If you want to experience the series that defined magical girl manga and influenced pop culture worldwide, start with Sailor Moon. Naoko Takeuchi’s story about a crybaby teenager who becomes a cosmic warrior is more dramatic, more stylish, and more ambitious than you might expect.

Why Start Here

Sailor Moon is essential manga history. It proved that stories about girls fighting evil could be just as epic and emotionally complex as any series aimed at boys, and it created a template that’s still being followed today. The manga (as opposed to the more widely known anime) is darker, faster-paced, and showcases Takeuchi’s gorgeous Art Nouveau-influenced artwork.

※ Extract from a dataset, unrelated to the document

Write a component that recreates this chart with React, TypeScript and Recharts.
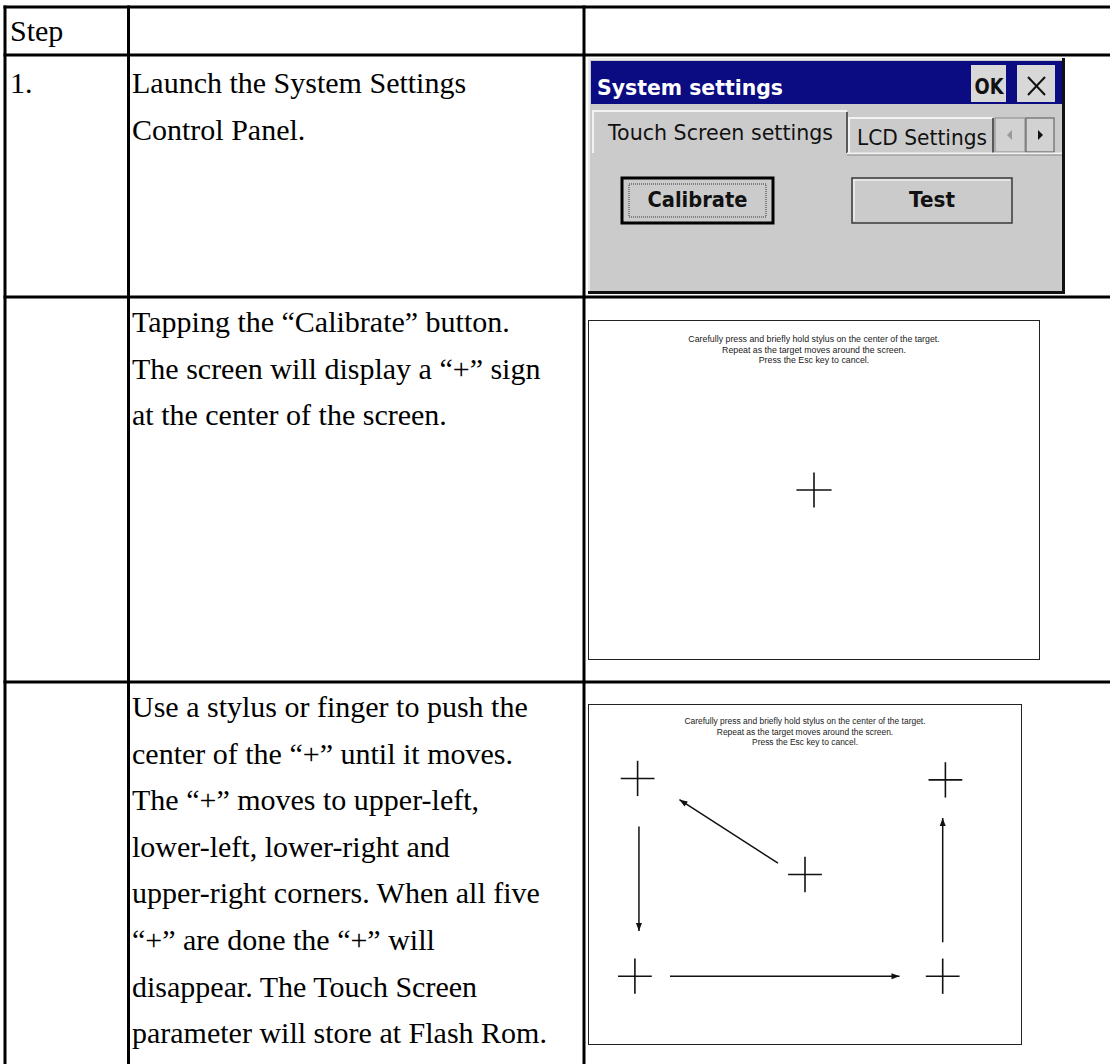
import { ScatterChart, Scatter, XAxis, YAxis } from "recharts";

// calibration screen is a 320x240 touch panel
const SCREEN_W = 320;
const SCREEN_H = 240;
const CROSS_SIZE = 25;

const stepLabels = ["Step", "1."];
const row1Lines = ["Launch the System Settings", "Control Panel."];
const row2Lines = [
  "Tapping the \u201cCalibrate\u201d button.",
  "The screen will display a \u201c+\u201d sign",
  "at the center of the screen.",
];
const row3Lines = [
  "Use a stylus or finger to push the",
  "center of the \u201c+\u201d until it moves.",
  "The \u201c+\u201d moves to upper-left,",
  "lower-left, lower-right and",
  "upper-right corners. When all five",
  "\u201c+\u201d are done the \u201c+\u201d will",
  "disappear. The Touch Screen",
  "parameter will store at Flash Rom.",
];
const promptLines = [
  "Carefully press and briefly hold stylus on the center of the target.",
  "Repeat as the target moves around the screen.",
  "Press the Esc key to cancel.",
];

// targets, in screen coordinates
const firstTargetX = [160];
const firstTargetY = [120];
const allTargetX = [160, 36, 34, 262, 264];
const allTargetY = [120, 52, 192, 192, 53];

// arrows between the targets
const arrowFromX = [140, 37, 60, 262];
const arrowFromY = [112, 86, 192, 168];
const arrowToX = [67, 37, 230, 262];
const arrowToY = [67, 160, 192, 80];

const toPoints = (xs: number[], ys: number[]) => xs.map((x, i) => ({ x, y: ys[i] }));

interface ScreenProps {
  left: number;
  top: number;
  width: number;
  height: number;
  targets: { x: number; y: number }[];
  arrows: { x1: number; y1: number; x2: number; y2: number }[];
  textTop: number;
}

function CalibrationScreen({ left, top, width, height, targets, arrows, textTop }: ScreenProps) {
  const w = width - 2;
  const h = height - 2;
  const kx = w / SCREEN_W;
  const ky = h / SCREEN_H;
  const fontSize = (8.8 * width) / 452;

  const crossShape = (props: any) => {
    const { cx, cy } = props;
    const hw = (CROSS_SIZE / 2) * kx;
    const hh = (CROSS_SIZE / 2) * ky;
    return (
      <g>
        <line x1={cx - hw} y1={cy} x2={cx + hw} y2={cy} stroke="#111" strokeWidth={1.6} />
        <line x1={cx} y1={cy - hh} x2={cx} y2={cy + hh} stroke="#111" strokeWidth={1.6} />
      </g>
    );
  };

  const headShape = (props: any) => {
    const { cx, cy, payload } = props;
    if (!payload.head) return <g />;
    const a = Math.atan2(payload.dy * ky, payload.dx * kx);
    const len = 8;
    const half = 3;
    const bx = cx - len * Math.cos(a);
    const by = cy - len * Math.sin(a);
    const px = -Math.sin(a) * half;
    const py = Math.cos(a) * half;
    return <polygon points={`${cx},${cy} ${bx + px},${by + py} ${bx - px},${by - py}`} fill="#111" />;
  };

  return (
    <div
      style={{
        position: "absolute",
        left,
        top,
        width,
        height,
        border: "1px solid #222",
        boxSizing: "border-box",
        background: "#fff",
      }}
    >
      <ScatterChart width={w} height={h} margin={{ top: 0, right: 0, bottom: 0, left: 0 }}>
        <XAxis type="number" dataKey="x" domain={[0, SCREEN_W]} hide />
        <YAxis type="number" dataKey="y" domain={[0, SCREEN_H]} reversed hide />
        {arrows.map((a, i) => (
          <Scatter
            key={`arrow-${i}`}
            data={[
              { x: a.x1, y: a.y1, head: false },
              { x: a.x2, y: a.y2, head: true, dx: a.x2 - a.x1, dy: a.y2 - a.y1 },
            ]}
            line={{ stroke: "#111", strokeWidth: 1.5 }}
            lineType="joint"
            shape={headShape}
            isAnimationActive={false}
          />
        ))}
        <Scatter data={targets} shape={crossShape} isAnimationActive={false} />
      </ScatterChart>
      <svg width={w} height={h} style={{ position: "absolute", left: 0, top: 0, pointerEvents: "none" }}>
        {promptLines.map((t, i) => (
          <text
            key={i}
            x={w / 2}
            y={textTop + i * 10.5}
            textAnchor="middle"
            fontFamily="Liberation Sans, Arial, sans-serif"
            fontSize={fontSize}
            fill="#1a1a1a"
          >
            {t}
          </text>
        ))}
      </svg>
    </div>
  );
}

function SystemSettingsDialog() {
  const face = "#cbcbcb";
  const ui = "DejaVu Sans, Verdana, sans-serif";
  return (
    <g>
      <rect x={588} y={58} width={477} height={236} fill={face} />
      <line x1={588} y1={59} x2={1065} y2={59} stroke="#ececec" strokeWidth={2} />
      <line x1={589} y1={58} x2={589} y2={294} stroke="#ececec" strokeWidth={2} />
      <line x1={1063.5} y1={58} x2={1063.5} y2={294} stroke="#111" strokeWidth={3} />
      <line x1={588} y1={292.5} x2={1065} y2={292.5} stroke="#111" strokeWidth={3} />

      {/* title bar */}
      <rect x={591} y={61} width={471} height={43} fill="#0b0b82" />
      <text x={597} y={95} fill="#fff" fontFamily={ui} fontWeight="bold" fontSize={22} textLength={186} lengthAdjust="spacingAndGlyphs">
        System settings
      </text>
      <rect x={971} y={65} width={35} height={37} fill="#d8d8d8" />
      <text x={989} y={94} textAnchor="middle" fill="#111" fontFamily={ui} fontWeight="bold" fontSize={22} textLength={29} lengthAdjust="spacingAndGlyphs">
        OK
      </text>
      <rect x={1017} y={65} width={38} height={37} fill="#d8d8d8" />
      <line x1={1028} y1={77} x2={1045} y2={95} stroke="#111" strokeWidth={2} />
      <line x1={1045} y1={77} x2={1028} y2={95} stroke="#111" strokeWidth={2} />

      {/* tabs */}
      <path d="M593,153 L593,111 L847,111" fill="none" stroke="#f2f2f2" strokeWidth={2} />
      <line x1={847} y1={112} x2={847} y2={153} stroke="#333" strokeWidth={1.5} />
      <text x={608} y={140} fill="#111" fontFamily={ui} fontSize={22} textLength={225} lengthAdjust="spacingAndGlyphs">
        Touch Screen settings
      </text>
      <path d="M849,153 L849,118 L993,118" fill="none" stroke="#f2f2f2" strokeWidth={2} />
      <line x1={993} y1={118} x2={993} y2={153} stroke="#333" strokeWidth={1.5} />
      <text x={857} y={145} fill="#111" fontFamily={ui} fontSize={22} textLength={130} lengthAdjust="spacingAndGlyphs">
        LCD Settings
      </text>
      <rect x={995} y={118} width={30} height={34} fill="#d2d2d2" stroke="#8a8a8a" strokeWidth={1} />
      <polygon points="1007,135 1012,130 1012,140" fill="#9a9a9a" />
      <rect x={1026} y={118} width={28} height={34} fill="#d2d2d2" stroke="#555" strokeWidth={1} />
      <polygon points="1043,135 1038,130 1038,140" fill="#111" />
      <line x1={847} y1={153.5} x2={1062} y2={153.5} stroke="#f2f2f2" strokeWidth={2} />
      <line x1={847} y1={155} x2={1062} y2={155} stroke="#8c8c8c" strokeWidth={1} />

      {/* buttons */}
      <rect x={622} y={178} width={151} height={45} fill={face} stroke="#000" strokeWidth={3} />
      <rect x={629} y={184} width={137} height={33} fill="none" stroke="#333" strokeWidth={1} strokeDasharray="1 1" />
      <text x={697.5} y={207} textAnchor="middle" fill="#111" fontFamily={ui} fontWeight="bold" fontSize={22} textLength={100} lengthAdjust="spacingAndGlyphs">
        Calibrate
      </text>
      <rect x={852} y={178} width={160} height={45} fill={face} stroke="#3a3a3a" strokeWidth={1.5} />
      <path d="M854,221 L854,180 L1010,180" fill="none" stroke="#efefef" strokeWidth={1.5} />
      <text x={932} y={207} textAnchor="middle" fill="#111" fontFamily={ui} fontWeight="bold" fontSize={22} textLength={46} lengthAdjust="spacingAndGlyphs">
        Test
      </text>
    </g>
  );
}

export default function App() {
  const serif = "Liberation Serif, Times New Roman, serif";
  const lineGap = 46.6;
  const textX = 132;
  const rule = { stroke: "#000", strokeWidth: 3 };

  return (
    <div style={{ position: "absolute", left: 0, top: 0, width: 1110, height: 1064, background: "#fff", overflow: "hidden" }}>
      <svg width={1110} height={1064} style={{ position: "absolute", left: 0, top: 0 }}>
        {/* table rules */}
        {[7, 55, 297, 682].map((y) => (
          <line key={`h${y}`} x1={3.5} y1={y} x2={1110} y2={y} {...rule} />
        ))}
        {[5, 128.5, 584].map((x) => (
          <line key={`v${x}`} x1={x} y1={5.5} x2={x} y2={1064} {...rule} />
        ))}

        <g fontFamily={serif} fontSize={30} fill="#000">
          <text x={10} y={41}>{stepLabels[0]}</text>
          <text x={10} y={93}>{stepLabels[1]}</text>
          {row1Lines.map((t, i) => (
            <text key={`r1${i}`} x={textX} y={93 + i * lineGap}>{t}</text>
          ))}
          {row2Lines.map((t, i) => (
            <text key={`r2${i}`} x={textX} y={332 + i * lineGap}>{t}</text>
          ))}
          {row3Lines.map((t, i) => (
            <text key={`r3${i}`} x={textX} y={717 + i * lineGap}>{t}</text>
          ))}
        </g>

        <SystemSettingsDialog />
      </svg>

      <CalibrationScreen
        left={588}
        top={320}
        width={452}
        height={340}
        targets={toPoints(firstTargetX, firstTargetY)}
        arrows={[]}
        textTop={21}
      />
      <CalibrationScreen
        left={588}
        top={704}
        width={434}
        height={341}
        targets={toPoints(allTargetX, allTargetY)}
        arrows={arrowFromX.map((x1, i) => ({ x1, y1: arrowFromY[i], x2: arrowToX[i], y2: arrowToY[i] }))}
        textTop={19}
      />
    </div>
  );
}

For newcomers, it opens the door to shojo manga, a vast and diverse category that often gets overlooked by Western readers. If you only know manga through action series, Sailor Moon will show you an entirely different tradition.

What to Expect

A series that starts with lighthearted monster-of-the-week adventures and escalates into cosmic warfare, time travel, and mythic romance. The stakes are real, characters make genuine sacrifices, and the love story at the center carries surprising weight. Takeuchi’s art evolves dramatically across 12 volumes, becoming more elaborate and visually stunning.